More on the story and specs later but the parts have arrived and the build was begun.
I always begin with a handle and make it unique and indicative of the rod's birth and intended use. Pure Irony deserves such a handle and not mimicking the light weight and narrow nose of the 3wt Lightning Rod, despite it's similar small stream attack purpose. I spun a new 6.5" full wells grip worthy of the PI, but ironic in and of itself. As none have noted, the diamond serves me well; diamonds are there. A lightweight grip to accompany a 3wt is also present but fiberglass blanks are heavier so using fancy cork and a little more glue is fine. The Ironic Handle displays MIM in Morse code ~ many important memories. Kind of ironic 'cause there are none yet. Here's the handle build with my normal amount of cutting with a very fine jigsaw, then dry fitting stuff for visualizing, then gluing it all together in the handle vise, and then turning it on my lathe into to a full wells custom design grip.
Beyond the irony of a fiberglass rod in my hand after 20+ years of perfecting the carbon fiber target cast, "what's ironic?" Check the reel seat observers! I've mated a carbon fiber insert on the aluminum windowed reel seat with a raw fiberglass blank. Plus I like the notion that Pure Irony is PI, which is π, which is transcendental ~ this is just like how one feels transcendent when fishing the RFPI. :)

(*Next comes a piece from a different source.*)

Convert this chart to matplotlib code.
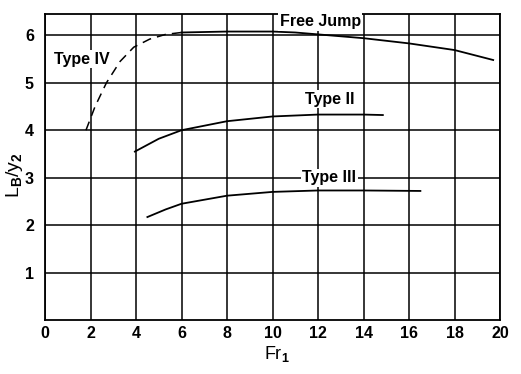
import matplotlib
matplotlib.use('Agg')
import matplotlib.pyplot as plt

plt.rcParams['font.family'] = ['Liberation Sans', 'DejaVu Sans']
plt.rcParams['font.weight'] = 'bold'
plt.rcParams['mathtext.fontset'] = 'custom'
plt.rcParams['mathtext.rm'] = 'Liberation Sans:bold'
plt.rcParams['mathtext.default'] = 'rm'

# curves
type4_x = [1.8, 2.2, 2.7, 3.3, 3.9, 4.6, 5.3, 6.0]
type4_y = [4.0, 4.5, 5.0, 5.45, 5.75, 5.92, 6.02, 6.06]

free_x = [6.0, 8.0, 10.0, 11.0, 12.0, 14.0, 16.0, 18.0, 19.7]
free_y = [6.06, 6.08, 6.08, 6.06, 6.02, 5.94, 5.83, 5.69, 5.48]

type2_x = [3.95, 5.0, 6.0, 8.0, 10.0, 12.0, 14.0, 14.85]
type2_y = [3.55, 3.82, 4.0, 4.19, 4.29, 4.33, 4.33, 4.32]

type3_x = [4.5, 5.3, 6.0, 8.0, 10.0, 12.0, 14.0, 16.5]
type3_y = [2.17, 2.33, 2.45, 2.62, 2.7, 2.73, 2.73, 2.72]

xticks = list(range(0, 21, 2))
yticks = [1, 2, 3, 4, 5, 6]

fig = plt.figure(figsize=(5.21, 3.74), dpi=100)
ax = fig.add_axes([0.0864, 0.1444, 0.8733, 0.8182])

ax.set_xlim(0, 20)
ax.set_ylim(0, 6.45)
ax.set_xticks(xticks)
ax.set_yticks(yticks)
ax.tick_params(length=0, labelsize=11.5)
ax.tick_params(axis='x', pad=4)
ax.tick_params(axis='y', pad=8)
ax.grid(True, color='black', linewidth=1.1)
ax.set_axisbelow(True)
for s in ax.spines.values():
    s.set_linewidth(1.3)

ax.plot(type4_x, type4_y, color='black', linestyle=(0, (6, 4)), linewidth=1.1)
ax.plot(free_x, free_y, color='black', linewidth=1.3)
ax.plot(type2_x, type2_y, color='black', linewidth=1.3)
ax.plot(type3_x, type3_y, color='black', linewidth=1.3)

box = dict(facecolor='white', edgecolor='none', pad=1)
ax.text(1.6, 5.5, 'Type IV', fontsize=11.5, ha='center', va='center', bbox=box)
ax.text(12.1, 6.29, 'Free Jump', fontsize=11.5, ha='center', va='center', bbox=box)
ax.text(12.5, 4.65, 'Type II', fontsize=11.5, ha='center', va='center', bbox=box)
ax.text(12.5, 3.0, 'Type III', fontsize=11.5, ha='center', va='center', bbox=box)

ax.set_xlabel('Fr$_1$', fontsize=13)
ax.set_ylabel('L$_B$/y$_2$', fontsize=14)
ax.xaxis.set_label_coords(0.51, -0.11)
ax.yaxis.set_label_coords(-0.066, 0.474)
ax.xaxis.label.set_va('center')
ax.yaxis.label.set_va('center')

fig.savefig('out.png', dpi=100)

The $38 Chinese blank itself uses pre-installed ferrule plugs to mate the pieces together. I still wrapped reinforcement around the female ends and even covered up some glue marks on the inside of the male side of the rod section from these spigots. I don't know why most fiberglass blanks work this way, but they do now (I don't recall the plugs from the old days) - must be tensile strength related. When reaming the handle to assemble the butt section it was tricky to make a big hole in the cork center without destroying the handle in the process - fiberglass blanks are much fatter in the butt and care must be taken on this step to avoid heat or torque or vibration from ripping the handle apart.
The wrapping of my chosen single foot guides, the stripping guide, and other adornments on the rod was typical, except that I made a patterned spiral design in pearl & black 3D mylar to adorn the butt section. I chose grey & blue colorfast nylon to both match the carbon reel seat insert as well as jazz up the natural fiberglass material. I used 2 color spirals on the ferrules and multiple colors butted together on the guides. It looks good IMO.